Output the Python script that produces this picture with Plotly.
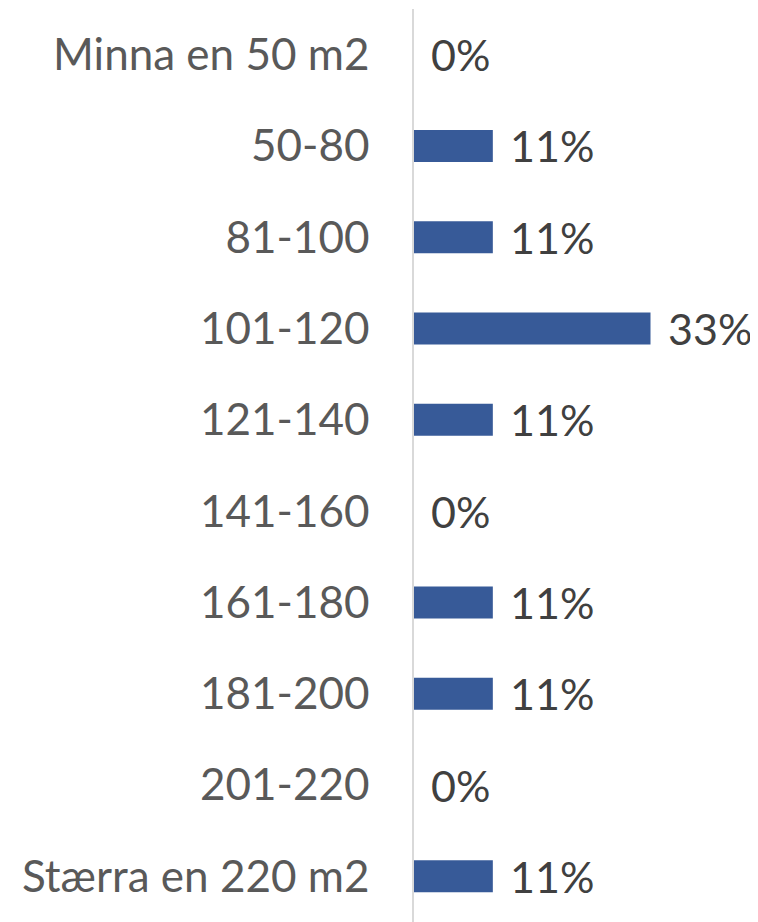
import plotly.graph_objects as go

categories = ["Minna en 50 m2", "50-80", "81-100", "101-120", "121-140",
              "141-160", "161-180", "181-200", "201-220", "Stærra en 220 m2"]
values = [0, 11, 11, 33, 11, 0, 11, 11, 0, 11]
value_labels = [f"{v}%" for v in values]

FONT = "Lato, 'Open Sans', sans-serif"

fig = go.Figure()
fig.add_trace(go.Bar(
    x=values, y=categories, orientation="h",
    marker=dict(color="#375A98", line=dict(width=0)),
    hoverinfo="skip", cliponaxis=False,
))

for c, v, t in zip(categories, values, value_labels):
    fig.add_annotation(
        x=v, y=c, text=t, showarrow=False, xanchor="left", yanchor="middle",
        xshift=15, font=dict(family=FONT, size=43, color="#404040"),
    )

# page body has an 8px default margin, so the figure is sized to fit the window
fig.update_layout(
    width=750, height=914,
    margin=dict(l=406, r=0, t=1, b=0, autoexpand=False),
    paper_bgcolor="white", plot_bgcolor="white",
    bargap=0.65, showlegend=False,
    font=dict(family=FONT, size=43, color="#595959"),
)
fig.update_xaxes(range=[0, 48], showgrid=False, zeroline=False, automargin=False,
                 showticklabels=False, showline=False, fixedrange=True)
fig.update_yaxes(autorange="reversed", showgrid=False, zeroline=False,
                 automargin=False,
                 showline=True, linecolor="#D9D9D9", linewidth=1.5,
                 ticks="", ticklabelstandoff=34,
                 tickfont=dict(family=FONT, size=44, color="#595959"))

fig.write_html("out.html")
§ §
Required work. Return all of the data exactly as written, and drop the pictures.

The solution.
Output the Python script that produces this picture with Plotly.
import plotly.graph_objects as go

categories = ["Minna en 50 m2", "50-80", "81-100", "101-120", "121-140",
              "141-160", "161-180", "181-200", "201-220", "Stærra en 220 m2"]
values = [0, 11, 11, 33, 11, 0, 11, 11, 0, 11]
value_labels = [f"{v}%" for v in values]

FONT = "Lato, 'Open Sans', sans-serif"

fig = go.Figure()
fig.add_trace(go.Bar(
    x=values, y=categories, orientation="h",
    marker=dict(color="#375A98", line=dict(width=0)),
    hoverinfo="skip", cliponaxis=False,
))

for c, v, t in zip(categories, values, value_labels):
    fig.add_annotation(
        x=v, y=c, text=t, showarrow=False, xanchor="left", yanchor="middle",
        xshift=15, font=dict(family=FONT, size=43, color="#404040"),
    )

# page body has an 8px default margin, so the figure is sized to fit the window
fig.update_layout(
    width=750, height=914,
    margin=dict(l=406, r=0, t=1, b=0, autoexpand=False),
    paper_bgcolor="white", plot_bgcolor="white",
    bargap=0.65, showlegend=False,
    font=dict(family=FONT, size=43, color="#595959"),
)
fig.update_xaxes(range=[0, 48], showgrid=False, zeroline=False, automargin=False,
                 showticklabels=False, showline=False, fixedrange=True)
fig.update_yaxes(autorange="reversed", showgrid=False, zeroline=False,
                 automargin=False,
                 showline=True, linecolor="#D9D9D9", linewidth=1.5,
                 ticks="", ticklabelstandoff=34,
                 tickfont=dict(family=FONT, size=44, color="#595959"))

fig.write_html("out.html")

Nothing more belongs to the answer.